__THE PROBLEM__
Extract each line of the data below exactly as written.
§
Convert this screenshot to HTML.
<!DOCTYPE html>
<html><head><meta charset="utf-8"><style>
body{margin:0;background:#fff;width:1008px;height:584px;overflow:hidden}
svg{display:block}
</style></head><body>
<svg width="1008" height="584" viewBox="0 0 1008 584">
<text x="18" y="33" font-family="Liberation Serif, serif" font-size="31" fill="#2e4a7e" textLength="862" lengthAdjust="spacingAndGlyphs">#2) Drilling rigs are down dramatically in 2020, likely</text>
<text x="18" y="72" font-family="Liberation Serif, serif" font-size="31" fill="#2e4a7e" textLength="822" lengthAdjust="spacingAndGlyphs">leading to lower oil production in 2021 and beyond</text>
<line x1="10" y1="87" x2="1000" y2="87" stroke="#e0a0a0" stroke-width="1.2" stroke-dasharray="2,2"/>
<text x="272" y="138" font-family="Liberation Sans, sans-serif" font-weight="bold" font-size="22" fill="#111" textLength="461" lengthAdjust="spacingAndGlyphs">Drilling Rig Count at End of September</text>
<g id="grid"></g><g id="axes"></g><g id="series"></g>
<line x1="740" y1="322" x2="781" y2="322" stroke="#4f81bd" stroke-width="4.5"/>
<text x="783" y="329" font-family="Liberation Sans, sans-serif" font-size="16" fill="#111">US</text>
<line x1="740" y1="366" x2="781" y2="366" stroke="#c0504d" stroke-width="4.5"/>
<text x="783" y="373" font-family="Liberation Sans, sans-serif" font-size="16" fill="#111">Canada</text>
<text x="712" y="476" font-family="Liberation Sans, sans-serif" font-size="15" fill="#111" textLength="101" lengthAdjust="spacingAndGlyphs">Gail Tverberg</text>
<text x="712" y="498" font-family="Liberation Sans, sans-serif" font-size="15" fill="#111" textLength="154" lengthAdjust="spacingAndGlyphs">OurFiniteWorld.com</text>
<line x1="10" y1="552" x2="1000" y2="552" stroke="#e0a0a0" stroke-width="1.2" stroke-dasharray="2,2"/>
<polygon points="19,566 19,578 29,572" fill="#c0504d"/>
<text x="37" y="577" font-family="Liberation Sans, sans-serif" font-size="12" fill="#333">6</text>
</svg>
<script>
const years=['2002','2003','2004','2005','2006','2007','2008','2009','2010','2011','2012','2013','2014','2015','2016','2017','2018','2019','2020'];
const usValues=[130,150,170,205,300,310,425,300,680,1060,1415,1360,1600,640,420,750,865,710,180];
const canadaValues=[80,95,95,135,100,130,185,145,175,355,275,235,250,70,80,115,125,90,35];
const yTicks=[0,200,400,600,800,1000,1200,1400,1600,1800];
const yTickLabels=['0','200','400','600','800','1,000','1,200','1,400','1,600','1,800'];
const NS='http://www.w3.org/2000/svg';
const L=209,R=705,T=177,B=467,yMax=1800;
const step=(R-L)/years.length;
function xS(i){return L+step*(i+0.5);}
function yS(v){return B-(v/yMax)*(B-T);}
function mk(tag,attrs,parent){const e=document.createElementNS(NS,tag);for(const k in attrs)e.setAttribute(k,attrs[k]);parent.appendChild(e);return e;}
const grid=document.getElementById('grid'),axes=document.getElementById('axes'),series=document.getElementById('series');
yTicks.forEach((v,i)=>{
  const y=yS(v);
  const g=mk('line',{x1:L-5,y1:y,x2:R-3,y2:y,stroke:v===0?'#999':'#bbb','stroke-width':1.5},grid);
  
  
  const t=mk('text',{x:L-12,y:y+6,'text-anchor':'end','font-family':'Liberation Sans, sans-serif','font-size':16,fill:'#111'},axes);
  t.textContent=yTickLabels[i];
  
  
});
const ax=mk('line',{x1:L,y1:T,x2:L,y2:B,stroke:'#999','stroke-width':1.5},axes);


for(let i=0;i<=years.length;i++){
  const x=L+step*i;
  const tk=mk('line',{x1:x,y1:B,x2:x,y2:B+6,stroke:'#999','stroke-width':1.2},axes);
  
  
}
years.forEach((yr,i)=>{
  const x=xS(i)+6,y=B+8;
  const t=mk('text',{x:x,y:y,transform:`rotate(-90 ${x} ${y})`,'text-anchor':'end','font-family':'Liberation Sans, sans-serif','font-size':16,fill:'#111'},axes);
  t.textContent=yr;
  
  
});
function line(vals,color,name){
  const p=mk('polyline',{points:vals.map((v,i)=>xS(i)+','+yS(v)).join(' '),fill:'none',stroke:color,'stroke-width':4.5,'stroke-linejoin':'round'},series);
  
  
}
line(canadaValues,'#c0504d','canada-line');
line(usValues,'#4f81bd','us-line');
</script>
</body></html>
§
__TASK RESULT__
Convert this screenshot to HTML.
<!DOCTYPE html>
<html><head><meta charset="utf-8"><style>
body{margin:0;background:#fff;width:1008px;height:584px;overflow:hidden}
svg{display:block}
</style></head><body>
<svg width="1008" height="584" viewBox="0 0 1008 584">
<text x="18" y="33" font-family="Liberation Serif, serif" font-size="31" fill="#2e4a7e" textLength="862" lengthAdjust="spacingAndGlyphs">#2) Drilling rigs are down dramatically in 2020, likely</text>
<text x="18" y="72" font-family="Liberation Serif, serif" font-size="31" fill="#2e4a7e" textLength="822" lengthAdjust="spacingAndGlyphs">leading to lower oil production in 2021 and beyond</text>
<line x1="10" y1="87" x2="1000" y2="87" stroke="#e0a0a0" stroke-width="1.2" stroke-dasharray="2,2"/>
<text x="272" y="138" font-family="Liberation Sans, sans-serif" font-weight="bold" font-size="22" fill="#111" textLength="461" lengthAdjust="spacingAndGlyphs">Drilling Rig Count at End of September</text>
<g id="grid"></g><g id="axes"></g><g id="series"></g>
<line x1="740" y1="322" x2="781" y2="322" stroke="#4f81bd" stroke-width="4.5"/>
<text x="783" y="329" font-family="Liberation Sans, sans-serif" font-size="16" fill="#111">US</text>
<line x1="740" y1="366" x2="781" y2="366" stroke="#c0504d" stroke-width="4.5"/>
<text x="783" y="373" font-family="Liberation Sans, sans-serif" font-size="16" fill="#111">Canada</text>
<text x="712" y="476" font-family="Liberation Sans, sans-serif" font-size="15" fill="#111" textLength="101" lengthAdjust="spacingAndGlyphs">Gail Tverberg</text>
<text x="712" y="498" font-family="Liberation Sans, sans-serif" font-size="15" fill="#111" textLength="154" lengthAdjust="spacingAndGlyphs">OurFiniteWorld.com</text>
<line x1="10" y1="552" x2="1000" y2="552" stroke="#e0a0a0" stroke-width="1.2" stroke-dasharray="2,2"/>
<polygon points="19,566 19,578 29,572" fill="#c0504d"/>
<text x="37" y="577" font-family="Liberation Sans, sans-serif" font-size="12" fill="#333">6</text>
</svg>
<script>
const years=['2002','2003','2004','2005','2006','2007','2008','2009','2010','2011','2012','2013','2014','2015','2016','2017','2018','2019','2020'];
const usValues=[130,150,170,205,300,310,425,300,680,1060,1415,1360,1600,640,420,750,865,710,180];
const canadaValues=[80,95,95,135,100,130,185,145,175,355,275,235,250,70,80,115,125,90,35];
const yTicks=[0,200,400,600,800,1000,1200,1400,1600,1800];
const yTickLabels=['0','200','400','600','800','1,000','1,200','1,400','1,600','1,800'];
const NS='http://www.w3.org/2000/svg';
const L=209,R=705,T=177,B=467,yMax=1800;
const step=(R-L)/years.length;
function xS(i){return L+step*(i+0.5);}
function yS(v){return B-(v/yMax)*(B-T);}
function mk(tag,attrs,parent){const e=document.createElementNS(NS,tag);for(const k in attrs)e.setAttribute(k,attrs[k]);parent.appendChild(e);return e;}
const grid=document.getElementById('grid'),axes=document.getElementById('axes'),series=document.getElementById('series');
yTicks.forEach((v,i)=>{
  const y=yS(v);
  const g=mk('line',{x1:L-5,y1:y,x2:R-3,y2:y,stroke:v===0?'#999':'#bbb','stroke-width':1.5},grid);
  
  
  const t=mk('text',{x:L-12,y:y+6,'text-anchor':'end','font-family':'Liberation Sans, sans-serif','font-size':16,fill:'#111'},axes);
  t.textContent=yTickLabels[i];
  
  
});
const ax=mk('line',{x1:L,y1:T,x2:L,y2:B,stroke:'#999','stroke-width':1.5},axes);


for(let i=0;i<=years.length;i++){
  const x=L+step*i;
  const tk=mk('line',{x1:x,y1:B,x2:x,y2:B+6,stroke:'#999','stroke-width':1.2},axes);
  
  
}
years.forEach((yr,i)=>{
  const x=xS(i)+6,y=B+8;
  const t=mk('text',{x:x,y:y,transform:`rotate(-90 ${x} ${y})`,'text-anchor':'end','font-family':'Liberation Sans, sans-serif','font-size':16,fill:'#111'},axes);
  t.textContent=yr;
  
  
});
function line(vals,color,name){
  const p=mk('polyline',{points:vals.map((v,i)=>xS(i)+','+yS(v)).join(' '),fill:'none',stroke:color,'stroke-width':4.5,'stroke-linejoin':'round'},series);
  
  
}
line(canadaValues,'#c0504d','canada-line');
line(usValues,'#4f81bd','us-line');
</script>
</body></html>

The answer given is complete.